Expiry dates on food

When traveling, my packing-list includes emptying out the fridge before heading to the airport. Fortunately, I have almost nothing perishable in the fridge (chocolate, cliff bars, coffee, beer, vodka all last a *long* time), so this is quick.
However, when throwing out the last of the milk, I noticed the expiry date:

  1. A typo; ARP should be APR! Huh!? I always assumed those dates were all computer timestamped, but is there really a human putting in a new expiry date every day? Has anyone else ever noticed something like this?
  2. Since when did milk last over a month? This milk was bought slightly over a week ago (approx Feb 20th) and claims to be good until April 5th, which is approx 6 weeks!?! How is that possible? I’m used to milk only being good for a few days.

If you don’t already know of it, check out www.stilltasty.com. It answers all important questions like how long will pizza safely last when frozen / when in fridge / when left out at room temperature. 🙂

20 thoughts on “Expiry dates on food

  1. Bad news, that milk went bad on Arpil 9th, 2005!

    Seriously, though, it just depends on how it’s pasteurized. For example: http://en.wikipedia.org/wiki/UHT

    Specialty milk (lactose-free, organic, etc) that presumably doesn’t sell as quickly has been produced with a longer shelf life for quite some time… I’ve taken to looking for it because I have the bad habit of buying a carton and forgetting about it for a week or two. It also seems to last longer once opened.

  2. Organic milk lasts longer than normal milk for some reason.
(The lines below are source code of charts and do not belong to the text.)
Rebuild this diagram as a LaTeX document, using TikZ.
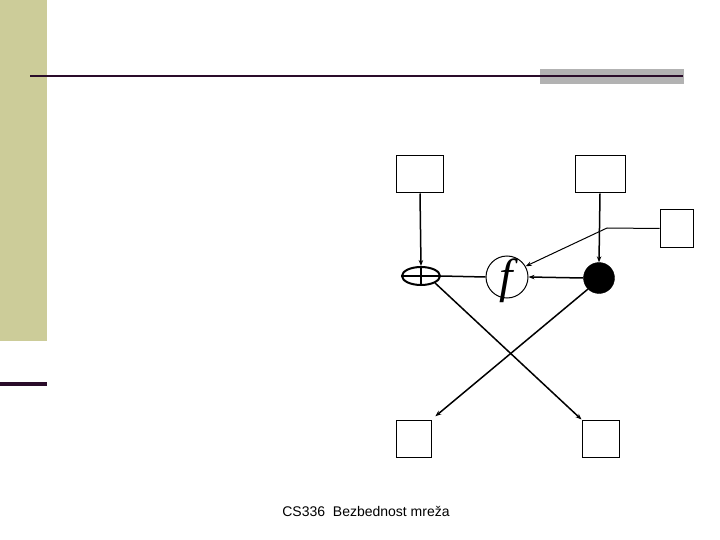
\documentclass[tikz,border=0pt]{standalone}
\usepackage{fontspec}
\newfontfamily\footfont{Liberation Sans}
\newfontfamily\funcfont{Liberation Serif}
\usepackage{xcolor}
\definecolor{sidebar}{RGB}{204,204,153}
\definecolor{rulepurple}{RGB}{42,12,42}
\definecolor{rulegray}{RGB}{178,178,178}
\usetikzlibrary{arrows.meta,positioning,shapes.geometric,calc}

\tikzset{
  keybox/.style={draw,line width=1pt,inner sep=0pt,minimum height=37pt},
  xorgate/.style={draw,ellipse,line width=2pt,inner sep=0pt,minimum width=38pt,minimum height=18pt},
  fround/.style={draw,circle,line width=1pt,inner sep=0pt,minimum size=42pt},
  bullet/.style={draw,circle,fill=black,inner sep=0pt,minimum size=31pt},
  arr/.style={-{Stealth[length=6pt,width=4.5pt]},line width=1.5pt},
  wire/.style={line width=1.5pt}
}

\begin{document}
\begin{tikzpicture}[x=1pt,y=-1pt]
  \useasboundingbox (0,0) rectangle (720,540);

  %% Slide decoration
  \fill[sidebar] (0,0) rectangle (47,341);
  \fill[rulepurple] (0,382) rectangle (47,386);
  \fill[rulegray] (540,69) rectangle (684,84);
  \draw[rulepurple,line width=2.5pt] (30,76) -- (683,76);

  %% Boxes
  \node[keybox,minimum width=47pt] (keyL) at (420,174.5) {};
  \node[keybox,minimum width=50pt] (keyR) at (600,174.5) {};
  \node[keybox,minimum width=33pt] (iv)   at (676.5,228.5) {};
  \node[keybox,minimum width=35pt] (outL) at (413.5,438.5) {};
  \node[keybox,minimum width=37pt] (outR) at (600.5,438.5) {};

  %% XOR, f and the black dot
  \node[xorgate] (xor) at (421,276) {};
  \draw[line width=2pt] (xor.north) -- (xor.south);
  \draw[line width=2pt] (xor.west) -- (xor.east);
  \node[fround] (fn) at (507,277) {};
  \node[font=\funcfont\fontsize{48}{48}\selectfont\itshape] (flabel) at (506,281) {f};
  \node[bullet] (dot) at (599,278) {};
  \coordinate (bend) at (607,228);

  %% Connectors
  \draw[arr] (keyL.south) -- (xor.north);
  \draw[arr] (keyR.south) -- (dot.north);
  \draw[line width=1pt] (iv.west) -- (bend);
  \draw[-{Stealth[length=6pt,width=4.5pt]},line width=1pt] (bend) -- (fn.30);
  \draw[wire] (xor.east) -- (fn.west);
  \draw[arr] (dot.west) -- (fn.east);
  \draw[arr] (xor.south east) -- (outR.north west);
  \draw[arr,shorten >=5pt] (dot.south west) -- (outL.north east);

  %% Footer
  \node[font=\footfont\fontsize{14}{16}\selectfont] (foot) at (366,511) {CS336\ \ Bezbednost mreža};
\end{tikzpicture}
\end{document}
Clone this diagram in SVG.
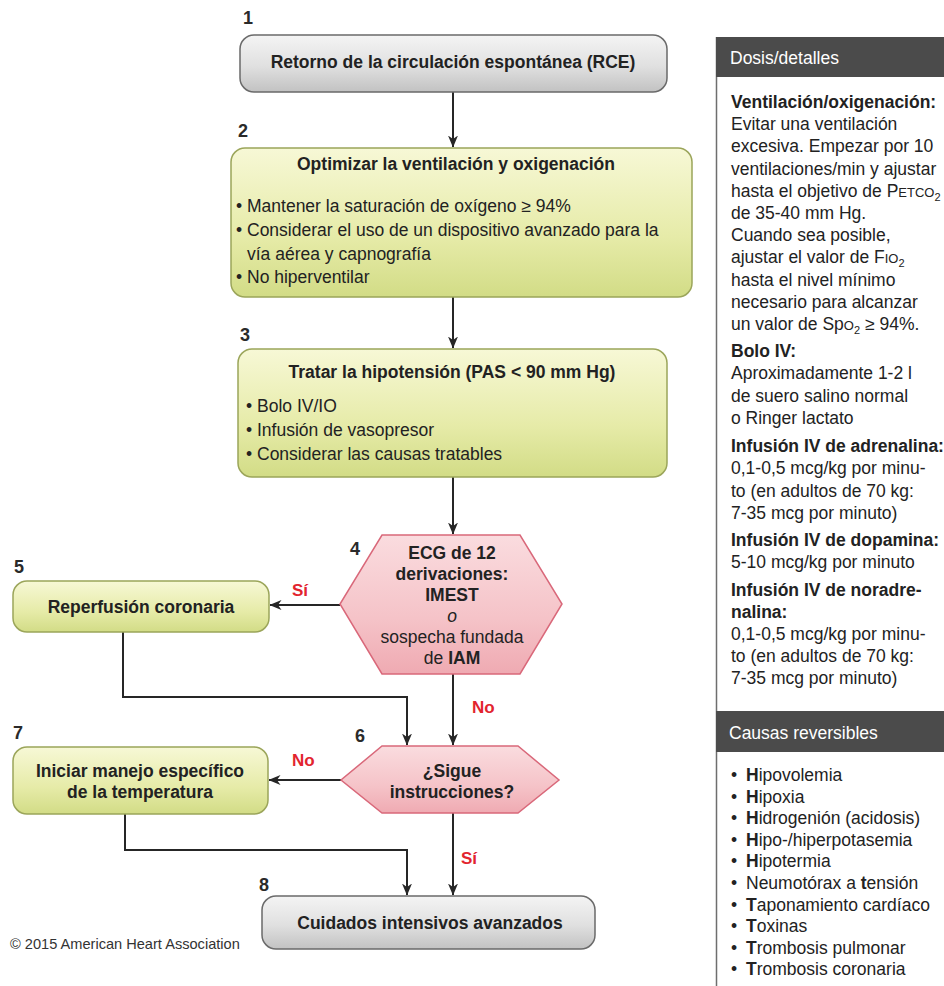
<svg xmlns="http://www.w3.org/2000/svg" width="944" height="986" viewBox="0 0 944 986">
  <defs>
    <linearGradient id="fillGray" x1="0" y1="0" x2="0" y2="1">
      <stop offset="0" stop-color="#f4f4f4"/>
      <stop offset="0.55" stop-color="#e0e0e0"/>
      <stop offset="1" stop-color="#c2c2c2"/>
    </linearGradient>
    <linearGradient id="fillYellow" x1="0" y1="0" x2="0" y2="1">
      <stop offset="0" stop-color="#f7f8d6"/>
      <stop offset="0.6" stop-color="#e6eba8"/>
      <stop offset="1" stop-color="#d2dc86"/>
    </linearGradient>
    <linearGradient id="fillPink" x1="0" y1="0" x2="0" y2="1">
      <stop offset="0" stop-color="#fadcdf"/>
      <stop offset="0.6" stop-color="#f5c3c8"/>
      <stop offset="1" stop-color="#efaab2"/>
    </linearGradient>
    <marker id="arrow" viewBox="0 0 12 12" markerWidth="12" markerHeight="12" refX="11.5" refY="6" orient="auto" markerUnits="userSpaceOnUse">
      <path d="M0,1 L12,6 L0,11 L3.5,6 Z" fill="#262626"/>
    </marker>
  </defs>
  <style>
    text { font-family: "Liberation Sans", Arial, Helvetica, sans-serif; fill: #222; }
    .title { font-size: 17.5px; font-weight: bold; }
    .body { font-size: 17.5px; }
    .bold { font-weight: bold; }
    .num { font-size: 18px; font-weight: bold; fill: #2a2a2a; }
    .lbl { font-size: 17px; font-weight: bold; fill: #e2242e; }
    .mid { text-anchor: middle; }
    .sc { font-size: 13px; }
    .sub { font-size: 11px; }
    .head { font-size: 17.5px; fill: #ffffff; }
    .copy { font-size: 14.6px; fill: #333; }
    .box-gray { fill: url(#fillGray); stroke: #6a6a6a; stroke-width: 1.5; }
    .box-yellow { fill: url(#fillYellow); stroke: #9ba55a; stroke-width: 1.5; }
    .hex { fill: url(#fillPink); stroke: #d9687a; stroke-width: 1.5; }
    .edge { fill: none; stroke: #262626; stroke-width: 2; marker-end: url(#arrow); }
  </style>

  <rect width="944" height="986" fill="#ffffff"/>

  <!-- connectors -->
  <g id="connectors">
    <path class="edge" d="M453,92 V147"/>
    <path class="edge" d="M453,297 V348"/>
    <path class="edge" d="M453,477 V534"/>
    <path class="edge" d="M340,605 H270"/>
    <path class="edge" d="M123,632 V697 H407 V745"/>
    <path class="edge" d="M453,674 V745"/>
    <path class="edge" d="M341,780 H269"/>
    <path class="edge" d="M125,814 V850 H407 V895"/>
    <path class="edge" d="M453,813 V895"/>
    <text class="lbl" x="292" y="596">Sí</text>
    <text class="lbl" x="472" y="713">No</text>
    <text class="lbl" x="292" y="766">No</text>
    <text class="lbl" x="461" y="864">Sí</text>
  </g>

  <!-- 1: ROSC -->
  <g id="node1">
    <text class="num" x="243" y="24">1</text>
    <rect class="box-gray" x="240" y="35" width="427" height="57" rx="14"/>
    <text class="title mid" x="453" y="68">Retorno de la circulación espontánea (RCE)</text>
  </g>

  <!-- 2: ventilation -->
  <g id="node2">
    <text class="num" x="238" y="137">2</text>
    <rect class="box-yellow" x="231" y="148" width="461" height="149" rx="14"/>
    <text class="title mid" x="456" y="170">Optimizar la ventilación y oxigenación</text>
    <text class="body" x="236" y="212">•</text>
    <text class="body" x="247" y="212">Mantener la saturación de oxígeno ≥ 94%</text>
    <text class="body" x="236" y="236">•</text>
    <text class="body" x="247" y="236">Considerar el uso de un dispositivo avanzado para la</text>
    <text class="body" x="247" y="260">vía aérea y capnografía</text>
    <text class="body" x="236" y="283">•</text>
    <text class="body" x="247" y="283">No hiperventilar</text>
  </g>

  <!-- 3: hypotension -->
  <g id="node3">
    <text class="num" x="240" y="341">3</text>
    <rect class="box-yellow" x="238" y="349" width="429" height="128" rx="14"/>
    <text class="title mid" x="452" y="378">Tratar la hipotensión (PAS &lt; 90 mm Hg)</text>
    <text class="body" x="246" y="412">•</text>
    <text class="body" x="257" y="412">Bolo IV/IO</text>
    <text class="body" x="246" y="436">•</text>
    <text class="body" x="257" y="436">Infusión de vasopresor</text>
    <text class="body" x="246" y="460">•</text>
    <text class="body" x="257" y="460">Considerar las causas tratables</text>
  </g>

  <!-- 4: 12-lead ECG decision -->
  <g id="node4">
    <text class="num" x="350" y="555">4</text>
    <polygon class="hex" points="382,535 520,535 562,604 520,674 382,674 340,604"/>
    <text class="title mid" x="452" y="559">ECG de 12</text>
    <text class="title mid" x="452" y="580">derivaciones:</text>
    <text class="title mid" x="452" y="601">IMEST</text>
    <text class="body mid" x="452" y="622" font-style="italic">o</text>
    <text class="body mid" x="452" y="643">sospecha fundada</text>
    <text class="body mid" x="452" y="664">de <tspan class="bold">IAM</tspan></text>
  </g>

  <!-- 5: reperfusion -->
  <g id="node5">
    <text class="num" x="14" y="573">5</text>
    <rect class="box-yellow" x="13" y="581" width="256" height="51" rx="14"/>
    <text class="title mid" x="141" y="613">Reperfusión coronaria</text>
  </g>

  <!-- 6: follows commands decision -->
  <g id="node6">
    <text class="num" x="355" y="742">6</text>
    <polygon class="hex" points="382,746 518,746 559,780 518,813 382,813 341,780"/>
    <text class="title mid" x="452" y="777">¿Sigue</text>
    <text class="title mid" x="452" y="798">instrucciones?</text>
  </g>

  <!-- 7: temperature management -->
  <g id="node7">
    <text class="num" x="13" y="739">7</text>
    <rect class="box-yellow" x="13" y="747" width="255" height="67" rx="14"/>
    <text class="title mid" x="140" y="777">Iniciar manejo específico</text>
    <text class="title mid" x="140" y="798">de la temperatura</text>
  </g>

  <!-- 8: advanced critical care -->
  <g id="node8">
    <text class="num" x="259" y="891">8</text>
    <rect class="box-gray" x="262" y="896" width="333" height="53" rx="14"/>
    <text class="title mid" x="430" y="929">Cuidados intensivos avanzados</text>
  </g>

  <text class="copy" x="10" y="949">© 2015 American Heart Association</text>

  <!-- side panel: doses and details -->
  <g id="panel-doses">
    <line x1="716.5" y1="37" x2="716.5" y2="986" stroke="#6e6e6e" stroke-width="1.5"/>
    <rect x="716" y="37" width="228" height="40" fill="#4b4b4b"/>
    <text class="head" x="730" y="64">Dosis/detalles</text>

    <text class="body bold" x="731" y="108">Ventilación/oxigenación:</text>
    <text class="body" x="731" y="130">Evitar una ventilación</text>
    <text class="body" x="731" y="152">excesiva. Empezar por 10</text>
    <text class="body" x="731" y="175">ventilaciones/min y ajustar</text>
    <text class="body" x="731" y="197">hasta el objetivo de P<tspan class="sc">ETCO</tspan><tspan class="sub" dy="4">2</tspan></text>
    <text class="body" x="731" y="219">de 35-40 mm Hg.</text>
    <text class="body" x="731" y="241">Cuando sea posible,</text>
    <text class="body" x="731" y="263">ajustar el valor de F<tspan class="sc">IO</tspan><tspan class="sub" dy="4">2</tspan></text>
    <text class="body" x="731" y="286">hasta el nivel mínimo</text>
    <text class="body" x="731" y="308">necesario para alcanzar</text>
    <text class="body" x="731" y="330">un valor de Sp<tspan class="sc">O</tspan><tspan class="sub" dy="4">2</tspan><tspan dy="-4"> ≥ 94%.</tspan></text>

    <text class="body bold" x="731" y="357">Bolo IV:</text>
    <text class="body" x="731" y="379">Aproximadamente 1-2 l</text>
    <text class="body" x="731" y="402">de suero salino normal</text>
    <text class="body" x="731" y="424">o Ringer lactato</text>

    <text class="body bold" x="731" y="452">Infusión IV de adrenalina:</text>
    <text class="body" x="731" y="474">0,1-0,5 mcg/kg por minu-</text>
    <text class="body" x="731" y="497">to (en adultos de 70 kg:</text>
    <text class="body" x="731" y="519">7-35 mcg por minuto)</text>

    <text class="body bold" x="731" y="546">Infusión IV de dopamina:</text>
    <text class="body" x="731" y="568">5-10 mcg/kg por minuto</text>

    <text class="body bold" x="731" y="596">Infusión IV de noradre-</text>
    <text class="body bold" x="731" y="618">nalina:</text>
    <text class="body" x="731" y="640">0,1-0,5 mcg/kg por minu-</text>
    <text class="body" x="731" y="662">to (en adultos de 70 kg:</text>
    <text class="body" x="731" y="684">7-35 mcg por minuto)</text>
  </g>

  <!-- side panel: reversible causes -->
  <g id="panel-causes">
    <rect x="716" y="711" width="228" height="41" fill="#4b4b4b"/>
    <text class="head" x="729" y="739">Causas reversibles</text>
    <g class="body">
      <text class="body" x="731" y="781">•</text><text class="body" x="746" y="781"><tspan class="bold">H</tspan>ipovolemia</text>
      <text class="body" x="731" y="803">•</text><text class="body" x="746" y="803"><tspan class="bold">H</tspan>ipoxia</text>
      <text class="body" x="731" y="824">•</text><text class="body" x="746" y="824"><tspan class="bold">H</tspan>idrogenión (acidosis)</text>
      <text class="body" x="731" y="846">•</text><text class="body" x="746" y="846"><tspan class="bold">H</tspan>ipo-/hiperpotasemia</text>
      <text class="body" x="731" y="867">•</text><text class="body" x="746" y="867"><tspan class="bold">H</tspan>ipotermia</text>
      <text class="body" x="731" y="889">•</text><text class="body" x="746" y="889">Neumotórax a <tspan class="bold">t</tspan>ensión</text>
      <text class="body" x="731" y="911">•</text><text class="body" x="746" y="911"><tspan class="bold">T</tspan>aponamiento cardíaco</text>
      <text class="body" x="731" y="932">•</text><text class="body" x="746" y="932"><tspan class="bold">T</tspan>oxinas</text>
      <text class="body" x="731" y="954">•</text><text class="body" x="746" y="954"><tspan class="bold">T</tspan>rombosis pulmonar</text>
      <text class="body" x="731" y="975">•</text><text class="body" x="746" y="975"><tspan class="bold">T</tspan>rombosis coronaria</text>
    </g>
  </g>
</svg>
The claim I’ve heard is that lack of pasteurization has something to do with it, but I haven’t investigated to determine what exactly causes this.

    Speaking of which, I should make something that needs milk right now, seeing as I have a partial half gallon that’s about to go bad…

  3. Notice the “Ultra Pasteurized” on the box. That means it was pasteurized well enough that it will last for six weeks (or whatever) unopened, but there’s probably small print on the side that says it only lasts a week once opened. (That’s also a “Sell by” date rather than a “Drink by” date.)

  4. I use to work at a spice company and I helped develop there date coding software. You actually have to have some pretty high tech manufacturing equipment to allow the lines to communicate with your erp. Also, there were lots of instances where we needed to allow manually entering date codes versus using what was generated in the erp.

  5. UHT milk has a much longer shelf life than normal milk. Because there are fewer organic dairies, they have to ship their milk to stores farther away. So organic milk in stores is often UHT processed.

  6. There are one or two new processes available which push the time limit for “fresh milk” up to around two to three weeks. As far as I remember one process uses special micro-filtering in order to get rid of milk components which decay rather quickly. The result is fresh milk that is good for a longer period. But I haven’t yet to see six weeks…

  7. That’s not a typo. With ulta-pasteurization and special packaging the milk really is good for over a month. I buy organic milk for exactly that reason…

  8. I think that’s a sell-by date–as in, “will last at least this long while sealed. Past that, no commercially-backed guarantees.” Just guessing.